§ **DATA EXTRACT**
┏━━
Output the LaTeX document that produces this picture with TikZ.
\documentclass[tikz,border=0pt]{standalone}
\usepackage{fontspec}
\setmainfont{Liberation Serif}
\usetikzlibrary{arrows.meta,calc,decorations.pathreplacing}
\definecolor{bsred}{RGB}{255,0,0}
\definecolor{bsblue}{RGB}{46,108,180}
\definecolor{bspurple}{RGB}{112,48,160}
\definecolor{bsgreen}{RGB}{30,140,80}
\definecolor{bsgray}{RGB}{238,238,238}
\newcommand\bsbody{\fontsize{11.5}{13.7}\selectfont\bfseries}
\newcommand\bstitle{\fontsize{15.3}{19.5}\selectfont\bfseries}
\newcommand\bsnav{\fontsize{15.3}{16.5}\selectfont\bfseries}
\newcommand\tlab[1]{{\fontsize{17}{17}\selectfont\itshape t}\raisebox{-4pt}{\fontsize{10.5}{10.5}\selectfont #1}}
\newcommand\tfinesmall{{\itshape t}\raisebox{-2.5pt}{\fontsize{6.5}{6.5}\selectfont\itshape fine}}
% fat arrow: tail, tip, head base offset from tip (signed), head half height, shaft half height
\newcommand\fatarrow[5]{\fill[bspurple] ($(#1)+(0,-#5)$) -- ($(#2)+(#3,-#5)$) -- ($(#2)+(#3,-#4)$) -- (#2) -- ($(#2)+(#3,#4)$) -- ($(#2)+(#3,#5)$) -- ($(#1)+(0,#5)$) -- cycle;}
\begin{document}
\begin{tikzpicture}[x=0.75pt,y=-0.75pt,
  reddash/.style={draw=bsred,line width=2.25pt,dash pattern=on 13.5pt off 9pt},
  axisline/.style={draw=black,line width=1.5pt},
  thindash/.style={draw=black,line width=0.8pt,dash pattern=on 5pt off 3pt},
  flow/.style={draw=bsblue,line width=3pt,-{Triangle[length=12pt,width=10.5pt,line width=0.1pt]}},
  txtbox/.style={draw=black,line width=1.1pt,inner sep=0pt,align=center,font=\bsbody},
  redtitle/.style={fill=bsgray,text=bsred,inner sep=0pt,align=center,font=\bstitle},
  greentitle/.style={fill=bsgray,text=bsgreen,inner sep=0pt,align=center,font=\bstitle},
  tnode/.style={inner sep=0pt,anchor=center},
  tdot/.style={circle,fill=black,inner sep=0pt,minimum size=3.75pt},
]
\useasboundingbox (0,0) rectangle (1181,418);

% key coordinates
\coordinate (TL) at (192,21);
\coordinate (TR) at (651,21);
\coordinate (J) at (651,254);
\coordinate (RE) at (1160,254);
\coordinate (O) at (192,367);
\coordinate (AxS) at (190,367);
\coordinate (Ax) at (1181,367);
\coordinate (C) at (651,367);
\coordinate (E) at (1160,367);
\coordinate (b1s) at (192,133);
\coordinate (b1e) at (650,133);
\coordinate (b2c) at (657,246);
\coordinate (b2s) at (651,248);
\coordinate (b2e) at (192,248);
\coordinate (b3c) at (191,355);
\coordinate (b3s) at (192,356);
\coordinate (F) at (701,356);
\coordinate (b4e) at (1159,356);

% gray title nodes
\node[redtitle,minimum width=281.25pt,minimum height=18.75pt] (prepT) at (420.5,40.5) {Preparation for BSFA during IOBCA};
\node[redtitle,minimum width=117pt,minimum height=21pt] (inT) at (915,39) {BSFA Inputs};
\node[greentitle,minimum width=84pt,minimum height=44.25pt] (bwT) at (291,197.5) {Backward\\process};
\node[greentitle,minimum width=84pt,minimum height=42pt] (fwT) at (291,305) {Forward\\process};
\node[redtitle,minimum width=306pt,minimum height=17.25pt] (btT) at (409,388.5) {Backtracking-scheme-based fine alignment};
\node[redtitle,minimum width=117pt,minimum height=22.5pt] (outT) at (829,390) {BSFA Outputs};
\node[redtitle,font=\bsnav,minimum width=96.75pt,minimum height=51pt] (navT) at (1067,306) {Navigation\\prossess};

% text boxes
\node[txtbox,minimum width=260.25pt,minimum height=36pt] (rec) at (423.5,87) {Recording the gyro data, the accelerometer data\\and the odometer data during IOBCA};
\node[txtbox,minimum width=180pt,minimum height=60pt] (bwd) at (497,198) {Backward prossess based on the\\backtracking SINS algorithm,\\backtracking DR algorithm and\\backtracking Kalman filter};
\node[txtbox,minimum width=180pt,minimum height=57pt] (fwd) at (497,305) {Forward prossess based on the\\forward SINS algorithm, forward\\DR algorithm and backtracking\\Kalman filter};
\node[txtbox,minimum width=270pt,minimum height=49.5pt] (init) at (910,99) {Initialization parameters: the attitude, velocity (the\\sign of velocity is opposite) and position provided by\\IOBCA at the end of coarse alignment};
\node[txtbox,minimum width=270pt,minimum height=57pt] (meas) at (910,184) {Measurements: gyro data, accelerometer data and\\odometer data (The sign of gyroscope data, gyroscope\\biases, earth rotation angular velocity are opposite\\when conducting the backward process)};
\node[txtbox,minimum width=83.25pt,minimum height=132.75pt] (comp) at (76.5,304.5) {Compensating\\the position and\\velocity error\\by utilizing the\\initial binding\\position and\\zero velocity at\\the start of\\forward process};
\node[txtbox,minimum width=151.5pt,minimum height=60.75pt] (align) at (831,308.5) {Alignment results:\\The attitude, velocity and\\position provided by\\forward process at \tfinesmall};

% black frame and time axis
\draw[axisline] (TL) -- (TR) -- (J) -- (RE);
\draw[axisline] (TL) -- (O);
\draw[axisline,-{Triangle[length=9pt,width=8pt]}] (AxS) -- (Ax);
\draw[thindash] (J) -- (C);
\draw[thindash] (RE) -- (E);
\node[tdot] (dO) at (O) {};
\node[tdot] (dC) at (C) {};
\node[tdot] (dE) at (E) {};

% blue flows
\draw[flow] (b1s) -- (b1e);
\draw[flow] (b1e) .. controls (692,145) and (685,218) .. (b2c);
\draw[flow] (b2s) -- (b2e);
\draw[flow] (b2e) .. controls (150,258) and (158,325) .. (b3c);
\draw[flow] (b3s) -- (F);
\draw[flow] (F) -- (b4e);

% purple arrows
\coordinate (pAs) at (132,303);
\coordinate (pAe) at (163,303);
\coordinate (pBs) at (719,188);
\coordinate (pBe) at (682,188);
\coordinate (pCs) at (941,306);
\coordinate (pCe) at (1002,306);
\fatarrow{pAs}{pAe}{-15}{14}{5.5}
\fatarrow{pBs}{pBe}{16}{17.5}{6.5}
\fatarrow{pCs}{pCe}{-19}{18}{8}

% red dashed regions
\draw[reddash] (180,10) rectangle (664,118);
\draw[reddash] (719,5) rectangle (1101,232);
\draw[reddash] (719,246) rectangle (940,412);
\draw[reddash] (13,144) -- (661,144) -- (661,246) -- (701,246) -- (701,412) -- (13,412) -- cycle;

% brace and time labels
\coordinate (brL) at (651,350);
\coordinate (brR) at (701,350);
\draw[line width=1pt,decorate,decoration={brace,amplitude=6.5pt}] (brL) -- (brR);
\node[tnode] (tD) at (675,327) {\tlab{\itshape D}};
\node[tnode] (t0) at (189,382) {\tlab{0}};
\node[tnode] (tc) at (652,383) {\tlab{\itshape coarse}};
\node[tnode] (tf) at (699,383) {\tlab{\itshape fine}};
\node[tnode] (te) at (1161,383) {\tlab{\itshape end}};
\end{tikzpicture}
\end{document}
┗━━
§ **PROBLEM REQUIREMENTS**
Write the data out again in full and exactly.

§ **ANSWER TO THIS PROBLEM**
Output the LaTeX document that produces this picture with TikZ.
\documentclass[tikz,border=0pt]{standalone}
\usepackage{fontspec}
\setmainfont{Liberation Serif}
\usetikzlibrary{arrows.meta,calc,decorations.pathreplacing}
\definecolor{bsred}{RGB}{255,0,0}
\definecolor{bsblue}{RGB}{46,108,180}
\definecolor{bspurple}{RGB}{112,48,160}
\definecolor{bsgreen}{RGB}{30,140,80}
\definecolor{bsgray}{RGB}{238,238,238}
\newcommand\bsbody{\fontsize{11.5}{13.7}\selectfont\bfseries}
\newcommand\bstitle{\fontsize{15.3}{19.5}\selectfont\bfseries}
\newcommand\bsnav{\fontsize{15.3}{16.5}\selectfont\bfseries}
\newcommand\tlab[1]{{\fontsize{17}{17}\selectfont\itshape t}\raisebox{-4pt}{\fontsize{10.5}{10.5}\selectfont #1}}
\newcommand\tfinesmall{{\itshape t}\raisebox{-2.5pt}{\fontsize{6.5}{6.5}\selectfont\itshape fine}}
% fat arrow: tail, tip, head base offset from tip (signed), head half height, shaft half height
\newcommand\fatarrow[5]{\fill[bspurple] ($(#1)+(0,-#5)$) -- ($(#2)+(#3,-#5)$) -- ($(#2)+(#3,-#4)$) -- (#2) -- ($(#2)+(#3,#4)$) -- ($(#2)+(#3,#5)$) -- ($(#1)+(0,#5)$) -- cycle;}
\begin{document}
\begin{tikzpicture}[x=0.75pt,y=-0.75pt,
  reddash/.style={draw=bsred,line width=2.25pt,dash pattern=on 13.5pt off 9pt},
  axisline/.style={draw=black,line width=1.5pt},
  thindash/.style={draw=black,line width=0.8pt,dash pattern=on 5pt off 3pt},
  flow/.style={draw=bsblue,line width=3pt,-{Triangle[length=12pt,width=10.5pt,line width=0.1pt]}},
  txtbox/.style={draw=black,line width=1.1pt,inner sep=0pt,align=center,font=\bsbody},
  redtitle/.style={fill=bsgray,text=bsred,inner sep=0pt,align=center,font=\bstitle},
  greentitle/.style={fill=bsgray,text=bsgreen,inner sep=0pt,align=center,font=\bstitle},
  tnode/.style={inner sep=0pt,anchor=center},
  tdot/.style={circle,fill=black,inner sep=0pt,minimum size=3.75pt},
]
\useasboundingbox (0,0) rectangle (1181,418);

% key coordinates
\coordinate (TL) at (192,21);
\coordinate (TR) at (651,21);
\coordinate (J) at (651,254);
\coordinate (RE) at (1160,254);
\coordinate (O) at (192,367);
\coordinate (AxS) at (190,367);
\coordinate (Ax) at (1181,367);
\coordinate (C) at (651,367);
\coordinate (E) at (1160,367);
\coordinate (b1s) at (192,133);
\coordinate (b1e) at (650,133);
\coordinate (b2c) at (657,246);
\coordinate (b2s) at (651,248);
\coordinate (b2e) at (192,248);
\coordinate (b3c) at (191,355);
\coordinate (b3s) at (192,356);
\coordinate (F) at (701,356);
\coordinate (b4e) at (1159,356);

% gray title nodes
\node[redtitle,minimum width=281.25pt,minimum height=18.75pt] (prepT) at (420.5,40.5) {Preparation for BSFA during IOBCA};
\node[redtitle,minimum width=117pt,minimum height=21pt] (inT) at (915,39) {BSFA Inputs};
\node[greentitle,minimum width=84pt,minimum height=44.25pt] (bwT) at (291,197.5) {Backward\\process};
\node[greentitle,minimum width=84pt,minimum height=42pt] (fwT) at (291,305) {Forward\\process};
\node[redtitle,minimum width=306pt,minimum height=17.25pt] (btT) at (409,388.5) {Backtracking-scheme-based fine alignment};
\node[redtitle,minimum width=117pt,minimum height=22.5pt] (outT) at (829,390) {BSFA Outputs};
\node[redtitle,font=\bsnav,minimum width=96.75pt,minimum height=51pt] (navT) at (1067,306) {Navigation\\prossess};

% text boxes
\node[txtbox,minimum width=260.25pt,minimum height=36pt] (rec) at (423.5,87) {Recording the gyro data, the accelerometer data\\and the odometer data during IOBCA};
\node[txtbox,minimum width=180pt,minimum height=60pt] (bwd) at (497,198) {Backward prossess based on the\\backtracking SINS algorithm,\\backtracking DR algorithm and\\backtracking Kalman filter};
\node[txtbox,minimum width=180pt,minimum height=57pt] (fwd) at (497,305) {Forward prossess based on the\\forward SINS algorithm, forward\\DR algorithm and backtracking\\Kalman filter};
\node[txtbox,minimum width=270pt,minimum height=49.5pt] (init) at (910,99) {Initialization parameters: the attitude, velocity (the\\sign of velocity is opposite) and position provided by\\IOBCA at the end of coarse alignment};
\node[txtbox,minimum width=270pt,minimum height=57pt] (meas) at (910,184) {Measurements: gyro data, accelerometer data and\\odometer data (The sign of gyroscope data, gyroscope\\biases, earth rotation angular velocity are opposite\\when conducting the backward process)};
\node[txtbox,minimum width=83.25pt,minimum height=132.75pt] (comp) at (76.5,304.5) {Compensating\\the position and\\velocity error\\by utilizing the\\initial binding\\position and\\zero velocity at\\the start of\\forward process};
\node[txtbox,minimum width=151.5pt,minimum height=60.75pt] (align) at (831,308.5) {Alignment results:\\The attitude, velocity and\\position provided by\\forward process at \tfinesmall};

% black frame and time axis
\draw[axisline] (TL) -- (TR) -- (J) -- (RE);
\draw[axisline] (TL) -- (O);
\draw[axisline,-{Triangle[length=9pt,width=8pt]}] (AxS) -- (Ax);
\draw[thindash] (J) -- (C);
\draw[thindash] (RE) -- (E);
\node[tdot] (dO) at (O) {};
\node[tdot] (dC) at (C) {};
\node[tdot] (dE) at (E) {};

% blue flows
\draw[flow] (b1s) -- (b1e);
\draw[flow] (b1e) .. controls (692,145) and (685,218) .. (b2c);
\draw[flow] (b2s) -- (b2e);
\draw[flow] (b2e) .. controls (150,258) and (158,325) .. (b3c);
\draw[flow] (b3s) -- (F);
\draw[flow] (F) -- (b4e);

% purple arrows
\coordinate (pAs) at (132,303);
\coordinate (pAe) at (163,303);
\coordinate (pBs) at (719,188);
\coordinate (pBe) at (682,188);
\coordinate (pCs) at (941,306);
\coordinate (pCe) at (1002,306);
\fatarrow{pAs}{pAe}{-15}{14}{5.5}
\fatarrow{pBs}{pBe}{16}{17.5}{6.5}
\fatarrow{pCs}{pCe}{-19}{18}{8}

% red dashed regions
\draw[reddash] (180,10) rectangle (664,118);
\draw[reddash] (719,5) rectangle (1101,232);
\draw[reddash] (719,246) rectangle (940,412);
\draw[reddash] (13,144) -- (661,144) -- (661,246) -- (701,246) -- (701,412) -- (13,412) -- cycle;

% brace and time labels
\coordinate (brL) at (651,350);
\coordinate (brR) at (701,350);
\draw[line width=1pt,decorate,decoration={brace,amplitude=6.5pt}] (brL) -- (brR);
\node[tnode] (tD) at (675,327) {\tlab{\itshape D}};
\node[tnode] (t0) at (189,382) {\tlab{0}};
\node[tnode] (tc) at (652,383) {\tlab{\itshape coarse}};
\node[tnode] (tf) at (699,383) {\tlab{\itshape fine}};
\node[tnode] (te) at (1161,383) {\tlab{\itshape end}};
\end{tikzpicture}
\end{document}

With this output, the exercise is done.